Chris is working toward a PhD in engineering under Dr. Donald Perovich at the U.S. Cold Regions Research and Engineering Laboratory (CRREL). His research interests, which range from zero energy greenhouses to Arctic ice monitoring buoys, are connected by a passion for both understanding and mitigating changes in our climate. As part of IGERT, he hopes to focus on building scientific understanding of seasonal ice melt processes in the Arctic. Chris chose his graduate program based on its opportunity for field work and spends as much free time as possible outdoors hunting, hiking, fishing, and canoeing. Chris is a native of Pennsylvania but has called Hanover home for the past six years.

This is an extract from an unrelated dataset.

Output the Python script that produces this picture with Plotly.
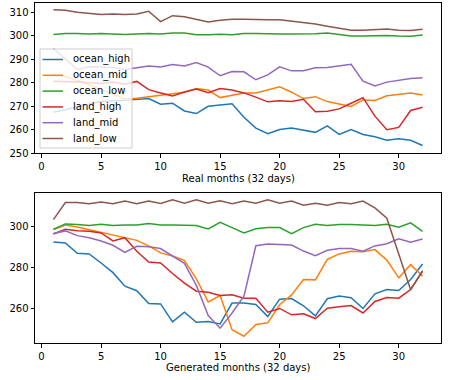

He lives with his girlfriend, Norah, chickens, rabbits, and a free-spirited beagle named Tracks.
Simone has been working on a PhD in Ecology and Evolutionary Biology with Dr. Mark McPeek at Dartmouth. She received a BS in Biology and a BA in French from the University of San Francisco in 2002. She completed a master’s degree in ecology and systematics from San Francisco State University in May 2009. Simone is interested in plant interactions in arctic and alpine systems. Is facilitation occurring, what are its consequences, and how will climate change affect these dynamics? She is working in several mountain ranges in Northeastern United States, and will work in Greenland next summer. She is also interested in Native uses of these plants, and how the use of identical species compares between the Abenaki of the Northeast and the indigenous Greenlanders. Will climate change affect the benefits of these plants? Simone and Laura Levy were in Greenland this summer with four IGERT faculty planning for the Greenland Field Seminar beginning Summer 2010. Follow their IGERT Trip to Greenland blog. Read a Dartmouth Graduate Studies profile of Simone online.
Rebecca will be working on her PhD in Engineering Science with Dr. Laura Ray's autonomous polar robots. Her research will involve control theory, signal processing, and electronic instrumentation in order to create a robot capable of navigating polar regions to collect measurements of snow and atmospheric conditions. She received her B.S from the University of
Illinois at Chicago in Biomedical Engineering with a concentration in Neural Engineering, but has decided to wander from this field in pursuit of an analogous goal: the protection and advancement of the world's health through environmentalism, rather than through medicine. Born, raised, and slightly sequestered in the urban scene of Chicago, she is excited to move to a place where she can see the stars and smell the trees. She revels in any opportunity to balance her engineer's brain with artistic creativity, and can often be found playing the piano, sewing, drawing, and writing.
Gifford will begin his PhD adventure in Earth Sciences working in Dr. Robert Hawley's Glaciology lab. He circuitously came to Dartmouth via an Honours degree in Antarctic Studies from the University of Tasmania at Hobart (2007). Prior to that, Gifford studied at the University of California at Berkeley, fought wildland fires in the western US, served as a Team Leader and Service Learning Coordinator with AmeriCorps (NCCC), and experienced polar life via the US Antarctic Program. As part of IGERT and under the tutelage of Dr. Hawley, Gifford hopes to investigate the role of glaciers within the climate change conversation. Born and raised in California, Gifford enjoys the outdoors, improvisational acting, and helicopters.